The “body language” of the meeting in Sochi confirmed that there is no change in the verve of the personal relationship between the two leaders. Television footage showed the two men smiling and shaking hands upon Erdogan’s arrival at Putin’s residence, where the Russian president suggested that his guest take a vacation in the Black Sea resort.
Game-changing grain export deal
In his opening remarks, Putin put Erdogan at ease by reassuring him upfront that the Russian offer to create a global “energy hub” in Turkiye is very much in the cards and will materialize soon.
However, the icing on the cake is the proposed agreement that would facilitate free exports of grain from Russia to six African nations with the help of Turkiye and Qatar. In Erdogan’s presence, Putin announced:
“We are close to completing agreements with six African states, where we intend to supply foodstuffs for free and even carry out delivery and logistics for free. Deliveries will begin in the next couple of weeks.”
The political and geopolitical resonance of this decision in Africa is simply immeasurable — Russia is offering, on the one hand, the Wagner Group as gatekeepers, and on the other hand, food security for the continent. In one fell swoop, western propaganda was trashed, with some help from Ankara.

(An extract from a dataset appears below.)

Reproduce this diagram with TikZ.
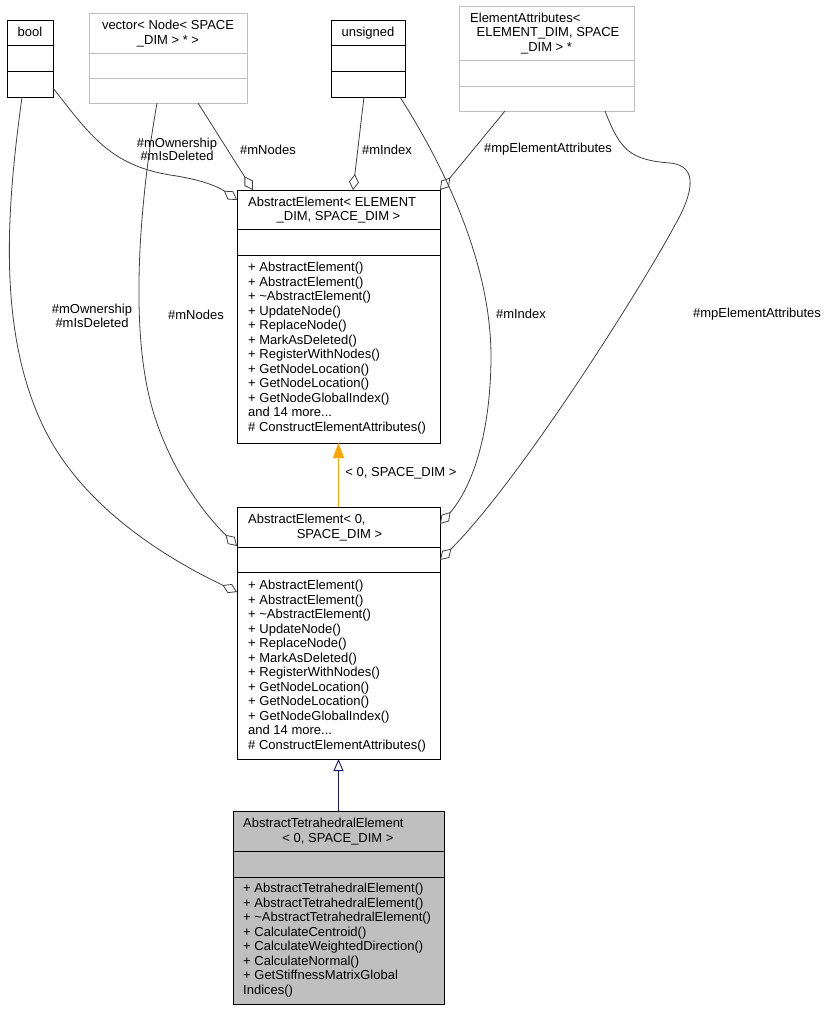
\documentclass[tikz,border=0pt]{standalone}
\usepackage{fontspec}
\setmainfont{Liberation Sans}
\usetikzlibrary{arrows.meta,calc}
\definecolor{edgegray}{HTML}{404040}
\definecolor{boxfill}{HTML}{BFBFBF}
\definecolor{lightborder}{HTML}{BFBFBF}
\definecolor{inhnavy}{HTML}{191970}
\definecolor{tmplorange}{HTML}{FFA500}
\newcommand\moredots{...}
\begin{document}
\begin{tikzpicture}[x=1pt,y=-1pt,
  cls/.style={draw=black, line width=0.9pt, inner sep=0pt, outer sep=0pt, anchor=north west},
  ghost/.style={cls, draw=lightborder},
  sep/.style={draw=black, line width=0.9pt},
  gsep/.style={draw=lightborder, line width=0.9pt},
  txt/.style={inner sep=0pt, font=\fontsize{13}{14.5}\selectfont},
  lbl/.style={inner sep=0pt, align=center, font=\fontsize{13}{13.5}\selectfont},
  assoc/.style={draw=edgegray, line width=0.8pt, -{Diamond[open, length=16pt, width=10pt, line width=0.8pt]}},
  tmpl/.style={draw=tmplorange, line width=0.9pt, -{Triangle[length=15pt, width=11pt]}},
  inh/.style={draw=inhnavy, line width=0.9pt, -{Triangle[open, length=12pt, width=10pt, line width=0.9pt]}}
]
\useasboundingbox[fill=white] (0,0) rectangle (828,1011);

% ---- bool
\node[cls, minimum width=46, minimum height=77] (bool) at (7,20) {};
\draw[sep] ($(bool.north west)+(0,25)$) -- ($(bool.north east)+(0,25)$);
\draw[sep] ($(bool.north west)+(0,51)$) -- ($(bool.north east)+(0,51)$);
\node[txt, anchor=base] (boolt) at (30,36.5) {bool};

% ---- vector
\node[ghost, minimum width=158, minimum height=90] (vec) at (89,13) {};
\draw[gsep] ($(vec.north west)+(0,40)$) -- ($(vec.north east)+(0,40)$);
\draw[gsep] ($(vec.north west)+(0,65)$) -- ($(vec.north east)+(0,65)$);
\node[txt, anchor=base] (vect1) at (168,29.5) {vector< Node< SPACE};
\node[txt, anchor=base] (vect2) at (168,44.5) {\_DIM > * >};

% ---- unsigned
\node[cls, minimum width=74, minimum height=77] (uns) at (331,20) {};
\draw[sep] ($(uns.north west)+(0,25)$) -- ($(uns.north east)+(0,25)$);
\draw[sep] ($(uns.north west)+(0,51)$) -- ($(uns.north east)+(0,51)$);
\node[txt, anchor=base] (unst) at (368,36.5) {unsigned};

% ---- ElementAttributes
\node[ghost, minimum width=175, minimum height=105] (ea) at (459,6) {};
\draw[gsep] ($(ea.north west)+(0,54)$) -- ($(ea.north east)+(0,54)$);
\draw[gsep] ($(ea.north west)+(0,80)$) -- ($(ea.north east)+(0,80)$);
\node[txt, anchor=base west] (eat1) at (470,22.8) {ElementAttributes<};
\node[txt, anchor=base] (eat2) at (548,36.8) {ELEMENT\_DIM, SPACE};
\node[txt, anchor=base] (eat3) at (546.5,51.2) {\_DIM > *};

% ---- AbstractElement< ELEMENT_DIM, SPACE_DIM >
\node[cls, minimum width=203, minimum height=253] (ae) at (237,190) {};
\draw[sep] ($(ae.north west)+(0,39)$) -- ($(ae.north east)+(0,39)$);
\draw[sep] ($(ae.north west)+(0,65)$) -- ($(ae.north east)+(0,65)$);
\node[txt, anchor=base west] (aet1) at (248,206.2) {AbstractElement< ELEMENT};
\node[txt, anchor=base] (aet2) at (338.5,220.5) {\_DIM, SPACE\_DIM >};
\foreach \t [count=\i] in {{+ AbstractElement()}, {+ AbstractElement()}, {+ \textasciitilde AbstractElement()}, {+ UpdateNode()}, {+ ReplaceNode()}, {+ MarkAsDeleted()}, {+ RegisterWithNodes()}, {+ GetNodeLocation()}, {+ GetNodeLocation()}, {+ GetNodeGlobalIndex()}, {and 14 more\moredots}, {\# ConstructElementAttributes()}}
  \node[txt, anchor=base west] (aem\i) at (248,{257.3+14.5*\i}) {\t};

% ---- AbstractElement< 0, SPACE_DIM >
\node[cls, minimum width=203, minimum height=252] (ae0) at (237,507) {};
\draw[sep] ($(ae0.north west)+(0,40)$) -- ($(ae0.north east)+(0,40)$);
\draw[sep] ($(ae0.north west)+(0,65)$) -- ($(ae0.north east)+(0,65)$);
\node[txt, anchor=base west] (ae0t1) at (248,523.5) {AbstractElement< 0,};
\node[txt, anchor=base] (ae0t2) at (339.5,538) {SPACE\_DIM >};
\foreach \t [count=\i] in {{+ AbstractElement()}, {+ AbstractElement()}, {+ \textasciitilde AbstractElement()}, {+ UpdateNode()}, {+ ReplaceNode()}, {+ MarkAsDeleted()}, {+ RegisterWithNodes()}, {+ GetNodeLocation()}, {+ GetNodeLocation()}, {+ GetNodeGlobalIndex()}, {and 14 more\moredots}, {\# ConstructElementAttributes()}}
  \node[txt, anchor=base west] (ae0m\i) at (248,{575+14.5*\i}) {\t};

% ---- AbstractTetrahedralElement< 0, SPACE_DIM >
\node[cls, fill=boxfill, minimum width=211, minimum height=193] (tet) at (233,811) {};
\draw[sep] ($(tet.north west)+(0,40)$) -- ($(tet.north east)+(0,40)$);
\draw[sep] ($(tet.north west)+(0,66)$) -- ($(tet.north east)+(0,66)$);
\node[txt, anchor=base west] (tett1) at (243,827.2) {AbstractTetrahedralElement};
\node[txt, anchor=base] (tett2) at (338,842.8) {< 0, SPACE\_DIM >};
\foreach \t [count=\i] in {{+ AbstractTetrahedralElement()}, {+ AbstractTetrahedralElement()}, {+ \textasciitilde AbstractTetrahedralElement()}, {+ CalculateCentroid()}, {+ CalculateWeightedDirection()}, {+ CalculateNormal()}, {+ GetStiffnessMatrixGlobal}, {Indices()}}
  \node[txt, anchor=base west] (tetm\i) at (243,{878.3+14.5*\i}) {\t};

% ---- connectors to AbstractElement< ELEMENT_DIM, SPACE_DIM >
\draw[assoc] ([yshift=9pt]bool.south east) .. controls (90,135) and (110,165) .. (170,175)
   .. controls (205,180) and (220,188) .. ([yshift=-10pt]ae.north west);
\draw[assoc] ([xshift=30pt]vec.south) -- ([xshift=16pt]ae.north west);
\draw[assoc] ([xshift=-4pt]uns.south) -- ([xshift=14.5pt]ae.north);
\draw[assoc] ([xshift=-41.5pt]ea.south) -- (ae.north east);

% ---- connectors to AbstractElement< 0, SPACE_DIM >
\draw[assoc] ([xshift=15pt]bool.south west) .. controls (8,200) and (-5,330) .. (45,430)
   .. controls (85,510) and (170,560) .. ([yshift=-85pt]ae0.north west);
\draw[assoc] ([xshift=-11pt]vec.south) .. controls (140,200) and (130,320) .. (150,400)
   .. controls (165,460) and (200,510) .. ([yshift=-39pt]ae0.north west);
\draw[assoc] ([xshift=-5pt]uns.south east) .. controls (440,160) and (492,260) .. (491,360)
   .. controls (490,440) and (470,490) .. ([yshift=-17pt]ae0.north east);
\draw[assoc] ([xshift=-29pt]ea.south east) .. controls (620,150) and (630,160) .. (670,163)
   .. controls (700,166) and (692,195) .. (675,225)
   .. controls (640,290) and (520,480) .. ([yshift=-53pt]ae0.north east);

% ---- template instance and inheritance
\draw[tmpl] (ae0.north) -- (ae.south);
\draw[inh] (tet.north) -- (ae0.south);

% ---- labels
\node[lbl] (lab1) at (177,149.5) {\#mOwnership\\\#mIsDeleted};
\node[lbl] (lab2) at (268,149.5) {\#mNodes};
\node[lbl] (lab3) at (387,149.5) {\#mIndex};
\node[lbl] (lab4) at (548,149) {\#mpElementAttributes};
\node[lbl] (lab5) at (92,316) {\#mOwnership\\\#mIsDeleted};
\node[lbl] (lab6) at (196,315) {\#mNodes};
\node[lbl] (lab7) at (521,314) {\#mIndex};
\node[lbl] (lab8) at (757,314) {\#mpElementAttributes};
\node[lbl] (lab9) at (401,473) {< 0, SPACE\_DIM >};
\end{tikzpicture}
\end{document}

Erdogan, on his part, expressed confidence that Russia would “soon” revive the Black Sea grain deal, while also echoing Putin’s stance that the west had betrayed its deal commitments with Russia. Equally, he distanced Ankara from rival western plans to send grain across the Black Sea – which now becomes a non-starter. As he put it:
“The alternative proposals brought to the agenda could not offer a sustainable, secure and permanent model based on cooperation between the parties like the Black Sea Initiative.”

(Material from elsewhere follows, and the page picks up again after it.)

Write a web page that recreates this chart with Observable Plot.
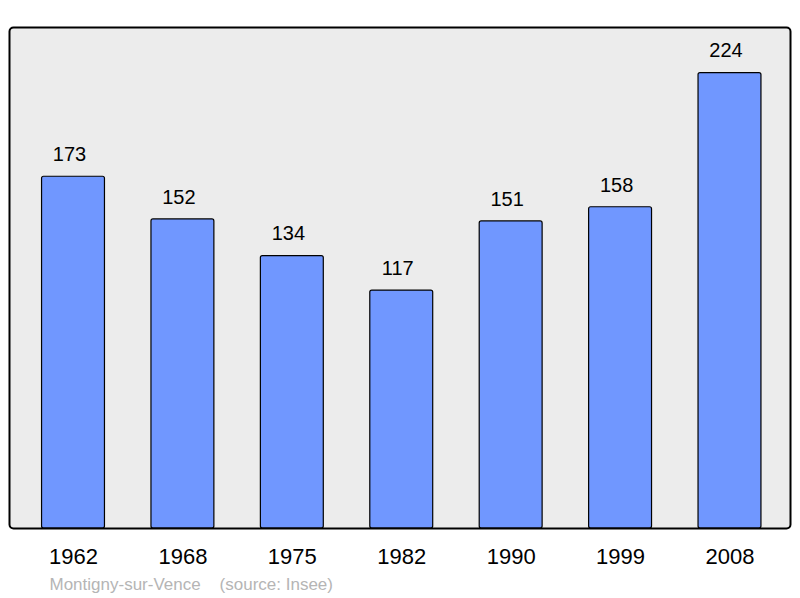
<!DOCTYPE html>
<html>
<head>
<meta charset="utf-8">
<script src="https://cdn.jsdelivr.net/npm/d3@7"></script>
<script src="https://cdn.jsdelivr.net/npm/@observablehq/plot@0.6"></script>
<style>
  html, body { margin: 0; padding: 0; background: #fff; }
  #chart svg { display: block; }
</style>
</head>
<body>
<div id="chart"></div>
<script>
const years = ["1962", "1968", "1975", "1982", "1990", "1999", "2008"];
const population = [173, 152, 134, 117, 151, 158, 224];
const captionText = "Montigny-sur-Vence    (source: Insee)";

const data = years.map((y, i) => ({year: y, value: population[i]}));

const chart = Plot.plot({
  width: 800,
  height: 598,
  marginLeft: 9,
  marginRight: 10,
  marginTop: 27,
  marginBottom: 70,
  style: {fontFamily: "'Liberation Sans', Arial, sans-serif", background: "#fff"},
  x: {domain: years, range: [18.3, 784.2], paddingInner: 0.425, paddingOuter: 0.2125, round: false, label: null},
  y: {domain: [0, 246.4], axis: null},
  marks: [
    Plot.frame({fill: "#ececec", stroke: "none"}),
    Plot.barY(data, {x: "year", y: "value", fill: "#7097ff", stroke: "#000", strokeWidth: 1.2, rx: 2}),
    Plot.text(data, {x: "year", y: "value", text: d => String(d.value), dy: -22, dx: -4, fontSize: 20, fill: "#000"}),
    Plot.frame({stroke: "#000", strokeWidth: 2, rx: 4}),
    Plot.axisX({tickSize: 0, tickPadding: 20, fontSize: 22, fill: "#000", label: null}),
    Plot.text([captionText], {frameAnchor: "bottom-left", text: d => d, dx: 40, dy: 56, lineAnchor: "middle", fontSize: 17, fill: "#b5b5b5", textAnchor: "start"})
  ]
});
chart.querySelectorAll("text").forEach(t => t.style.whiteSpace = "pre");
document.getElementById("chart").appendChild(chart);
</script>
</body>
</html>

Significantly, Erdogan voiced optimism that he still believes a solution can be found soon to revive the grain deal, including filling the remaining gaps.
The Turkish president was accompanied in Sochi by a large delegation that included Turkiye’s defense, foreign, energy, and finance ministers, as well as the central bank chief who met his counterpart separately to carry forward negotiations on a payment system in local currencies. Which Erdogan publicly supported when he said:
“I believe that switching to local currencies is extremely important in bilateral relations.”
Russia’s respect for Turkiye’s sovereignty
Indeed, trade is the locomotive of the Russian-Turkish relationship, registering a massive increase of around 80 percent to touch $62 billion. Five million Russian tourists visited Turkiye this year. Putin voiced satisfaction that he and Erdogan have raised the relations to a “very good, high level.” Interestingly, Putin singled out the construction of the Akkuyu nuclear power plant – Turkiye’s first, built by the Russians – which will be fully operational next year, as he described Turkiye as a new member of the “international nuclear club.”
These are measured words, no doubt. The message out of the Sochi talks is that Russian-Turkish relations have gained maturity. The summit followed last week’s talks between Turkish Foreign Minister Hakan Fidan and his Russian counterpart Sergei Lavrov and Defense Minister Sergei Shoigu in Moscow.
Later, in the presence of Fidan, Lavrov spoke at some length and with extraordinary clarity about Russia’s policies towards Turkiye. The salience lies in Russia’s profound appreciation of Tukiye’s independent foreign policy, “which is geared towards its own national interests,” resisting Western pressure.
Lavrov said Turkiye’s “constructive and equitable interaction” with Russia is not only mutually beneficial economically and advantageous, but also strengthens “the sovereign basis” of Turkiye’s foreign policy. Lavrov expressed the hope that Turkiye “will continue to respond with reciprocity despite pressure from the United States and its allies who seek to pit everyone against the Russian Federation,” concluding:
“The effectiveness of our policy dialogue and economic cooperation will continue to depend on mutual willingness to consider each other’s concerns and interests and to seek to balance them. Our Turkish partners possess the necessary strategic vision. We will continue to adhere to approaches based on mutual respect and a balance of interests.”
An Equal and Evolving Partnership
Evidently, Lavrov spoke with great deliberation and purpose. What emerges is that although NATO-member Turkiye has not yet sought membership in the expanded BRICS or the Shanghai Cooperation Organization (SCO) — unlike Iran, Saudi Arabia, the UAE, or Egypt — Russia nonetheless gives pivotal importance to Turkiye given its strategic autonomy, which is both a game changer in regional politics and a trendsetter.
His remarks show the futility of assessing power relationships in terms of hierarchy. Not once did Lavrov claim ideological affinities with Turkiye. Rather, Turkiye’s robust independence from US hegemony under Erdogan’s leadership is what matters most to Russia. Does that qualify as a strategic partnership? The jury is still out.
Russian-Turkish relations are anchored on mutual interest and mutual respect, where differences do crop up every now and then, but both take care to prevent them from snowballing into disputes. It was Putin’s turn to travel to Turkiye, but instead Erdogan came calling. There is no junior or senior partner in their equal relationship.
The relationship with Turkiye has evolved into an interesting vector of Russian foreign policies, which is, of course, consistent with its vision of multipolarity. It can also provide a new model for Russia’s relations with other west-leaning regional powers, given the prevailing geopolitical uncertainties. As Lavrov stated recently, Russia is willing to cooperate with any country that treasures its independence.